# TASK GOAL
Output exactly the span of lines that begins at the line containing "Write a component" and ends at the line containing "Serif', 'Times New", both lines included.

# RECORDS FOR THIS TASK
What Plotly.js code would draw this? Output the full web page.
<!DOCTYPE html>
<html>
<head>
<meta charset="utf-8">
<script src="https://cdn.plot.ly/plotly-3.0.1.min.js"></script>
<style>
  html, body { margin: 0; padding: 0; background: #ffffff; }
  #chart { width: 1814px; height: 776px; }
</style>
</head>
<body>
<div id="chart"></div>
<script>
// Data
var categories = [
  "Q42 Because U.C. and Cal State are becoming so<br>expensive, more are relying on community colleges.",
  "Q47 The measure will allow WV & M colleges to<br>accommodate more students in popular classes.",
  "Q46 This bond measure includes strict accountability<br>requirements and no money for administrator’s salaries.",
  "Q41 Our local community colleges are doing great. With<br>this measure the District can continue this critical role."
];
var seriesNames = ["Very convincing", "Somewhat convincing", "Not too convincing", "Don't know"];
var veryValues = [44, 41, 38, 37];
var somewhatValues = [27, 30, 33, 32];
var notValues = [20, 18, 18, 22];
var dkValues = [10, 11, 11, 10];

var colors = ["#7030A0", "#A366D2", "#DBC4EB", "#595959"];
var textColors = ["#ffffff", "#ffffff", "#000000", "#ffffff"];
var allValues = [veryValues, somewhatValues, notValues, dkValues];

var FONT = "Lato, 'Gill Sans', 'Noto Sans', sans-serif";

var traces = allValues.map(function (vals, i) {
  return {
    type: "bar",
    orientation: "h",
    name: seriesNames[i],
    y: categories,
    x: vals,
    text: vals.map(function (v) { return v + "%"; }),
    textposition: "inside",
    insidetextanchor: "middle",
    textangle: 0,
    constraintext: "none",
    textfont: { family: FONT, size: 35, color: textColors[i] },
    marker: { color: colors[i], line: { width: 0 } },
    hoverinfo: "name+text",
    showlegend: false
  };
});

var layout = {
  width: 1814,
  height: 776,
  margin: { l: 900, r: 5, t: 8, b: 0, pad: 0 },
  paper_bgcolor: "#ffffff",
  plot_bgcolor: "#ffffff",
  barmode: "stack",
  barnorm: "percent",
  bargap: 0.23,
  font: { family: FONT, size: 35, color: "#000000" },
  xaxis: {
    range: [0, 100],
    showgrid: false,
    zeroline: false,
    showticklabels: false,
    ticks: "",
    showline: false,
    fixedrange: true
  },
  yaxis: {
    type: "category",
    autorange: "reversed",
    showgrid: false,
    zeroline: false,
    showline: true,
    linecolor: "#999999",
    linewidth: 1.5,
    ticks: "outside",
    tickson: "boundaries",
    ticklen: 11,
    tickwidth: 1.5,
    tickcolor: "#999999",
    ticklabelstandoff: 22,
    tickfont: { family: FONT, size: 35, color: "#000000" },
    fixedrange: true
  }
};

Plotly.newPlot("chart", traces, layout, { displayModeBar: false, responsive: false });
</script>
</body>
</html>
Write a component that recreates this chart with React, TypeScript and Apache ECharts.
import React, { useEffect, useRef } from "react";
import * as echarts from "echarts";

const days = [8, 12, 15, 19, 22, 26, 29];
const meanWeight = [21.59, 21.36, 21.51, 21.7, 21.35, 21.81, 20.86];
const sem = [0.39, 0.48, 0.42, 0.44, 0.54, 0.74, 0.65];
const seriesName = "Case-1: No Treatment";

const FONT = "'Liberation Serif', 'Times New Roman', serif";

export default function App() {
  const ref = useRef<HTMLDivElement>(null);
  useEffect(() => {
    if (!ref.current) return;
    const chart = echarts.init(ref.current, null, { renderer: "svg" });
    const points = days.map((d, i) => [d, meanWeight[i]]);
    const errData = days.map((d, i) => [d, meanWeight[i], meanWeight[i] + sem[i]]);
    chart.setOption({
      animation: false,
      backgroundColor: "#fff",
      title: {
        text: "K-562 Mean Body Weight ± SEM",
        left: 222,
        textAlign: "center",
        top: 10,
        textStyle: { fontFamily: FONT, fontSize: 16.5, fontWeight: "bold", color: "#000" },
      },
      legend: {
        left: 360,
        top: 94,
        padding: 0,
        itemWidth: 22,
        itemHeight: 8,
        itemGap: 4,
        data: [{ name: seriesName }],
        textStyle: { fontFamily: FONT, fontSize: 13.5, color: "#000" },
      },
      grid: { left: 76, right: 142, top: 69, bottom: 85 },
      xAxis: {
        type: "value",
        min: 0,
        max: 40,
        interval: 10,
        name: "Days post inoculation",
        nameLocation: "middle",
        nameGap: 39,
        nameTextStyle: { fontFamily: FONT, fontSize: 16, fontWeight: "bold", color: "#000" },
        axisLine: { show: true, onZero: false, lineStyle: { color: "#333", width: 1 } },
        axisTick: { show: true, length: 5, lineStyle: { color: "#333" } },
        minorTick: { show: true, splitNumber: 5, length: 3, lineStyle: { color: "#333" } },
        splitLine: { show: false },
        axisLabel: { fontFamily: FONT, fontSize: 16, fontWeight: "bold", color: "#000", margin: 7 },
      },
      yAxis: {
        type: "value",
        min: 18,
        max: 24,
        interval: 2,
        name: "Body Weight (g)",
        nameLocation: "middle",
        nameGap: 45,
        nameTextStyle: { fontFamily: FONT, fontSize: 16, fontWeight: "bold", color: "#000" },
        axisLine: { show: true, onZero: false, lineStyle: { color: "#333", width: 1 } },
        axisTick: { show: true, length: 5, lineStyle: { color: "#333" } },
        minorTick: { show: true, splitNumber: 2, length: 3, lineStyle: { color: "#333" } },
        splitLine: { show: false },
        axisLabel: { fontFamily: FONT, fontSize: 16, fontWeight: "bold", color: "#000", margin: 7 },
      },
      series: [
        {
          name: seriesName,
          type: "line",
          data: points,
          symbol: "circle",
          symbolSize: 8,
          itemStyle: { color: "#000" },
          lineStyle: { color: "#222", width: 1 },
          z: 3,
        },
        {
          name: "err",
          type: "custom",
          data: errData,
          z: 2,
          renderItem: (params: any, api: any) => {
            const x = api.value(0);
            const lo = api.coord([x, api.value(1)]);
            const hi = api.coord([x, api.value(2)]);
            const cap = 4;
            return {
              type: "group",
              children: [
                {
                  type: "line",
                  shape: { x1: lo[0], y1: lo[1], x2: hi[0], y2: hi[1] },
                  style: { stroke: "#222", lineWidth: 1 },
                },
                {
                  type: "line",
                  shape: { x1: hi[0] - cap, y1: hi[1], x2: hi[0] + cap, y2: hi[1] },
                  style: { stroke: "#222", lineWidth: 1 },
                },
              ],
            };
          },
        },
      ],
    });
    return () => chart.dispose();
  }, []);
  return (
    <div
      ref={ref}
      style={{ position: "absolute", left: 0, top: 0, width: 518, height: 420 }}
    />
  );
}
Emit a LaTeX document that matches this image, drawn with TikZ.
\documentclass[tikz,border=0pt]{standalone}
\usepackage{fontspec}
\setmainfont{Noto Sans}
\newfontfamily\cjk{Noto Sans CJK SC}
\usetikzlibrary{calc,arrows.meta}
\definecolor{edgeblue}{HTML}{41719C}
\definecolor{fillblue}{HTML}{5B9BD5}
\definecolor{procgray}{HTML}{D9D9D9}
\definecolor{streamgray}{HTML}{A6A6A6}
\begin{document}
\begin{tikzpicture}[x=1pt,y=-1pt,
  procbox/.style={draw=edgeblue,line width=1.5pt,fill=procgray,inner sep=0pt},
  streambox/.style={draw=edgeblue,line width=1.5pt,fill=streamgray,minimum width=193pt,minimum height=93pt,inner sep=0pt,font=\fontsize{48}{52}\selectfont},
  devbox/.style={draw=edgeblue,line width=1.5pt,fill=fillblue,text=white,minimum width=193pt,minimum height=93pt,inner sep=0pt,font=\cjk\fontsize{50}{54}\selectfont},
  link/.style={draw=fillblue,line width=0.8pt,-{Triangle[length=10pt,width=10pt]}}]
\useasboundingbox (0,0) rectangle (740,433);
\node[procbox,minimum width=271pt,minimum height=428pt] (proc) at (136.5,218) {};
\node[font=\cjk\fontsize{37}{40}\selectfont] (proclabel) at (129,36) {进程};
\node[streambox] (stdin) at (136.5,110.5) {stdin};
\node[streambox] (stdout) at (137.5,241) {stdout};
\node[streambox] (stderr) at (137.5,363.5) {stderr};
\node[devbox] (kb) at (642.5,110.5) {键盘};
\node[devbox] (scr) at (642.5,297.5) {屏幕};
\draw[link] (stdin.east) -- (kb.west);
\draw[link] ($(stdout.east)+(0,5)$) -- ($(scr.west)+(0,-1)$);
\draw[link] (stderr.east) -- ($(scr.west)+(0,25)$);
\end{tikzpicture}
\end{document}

# FINAL ANSWER
Write a component that recreates this chart with React, TypeScript and Apache ECharts.
import React, { useEffect, useRef } from "react";
import * as echarts from "echarts";

const days = [8, 12, 15, 19, 22, 26, 29];
const meanWeight = [21.59, 21.36, 21.51, 21.7, 21.35, 21.81, 20.86];
const sem = [0.39, 0.48, 0.42, 0.44, 0.54, 0.74, 0.65];
const seriesName = "Case-1: No Treatment";

const FONT = "'Liberation Serif', 'Times New Roman', serif";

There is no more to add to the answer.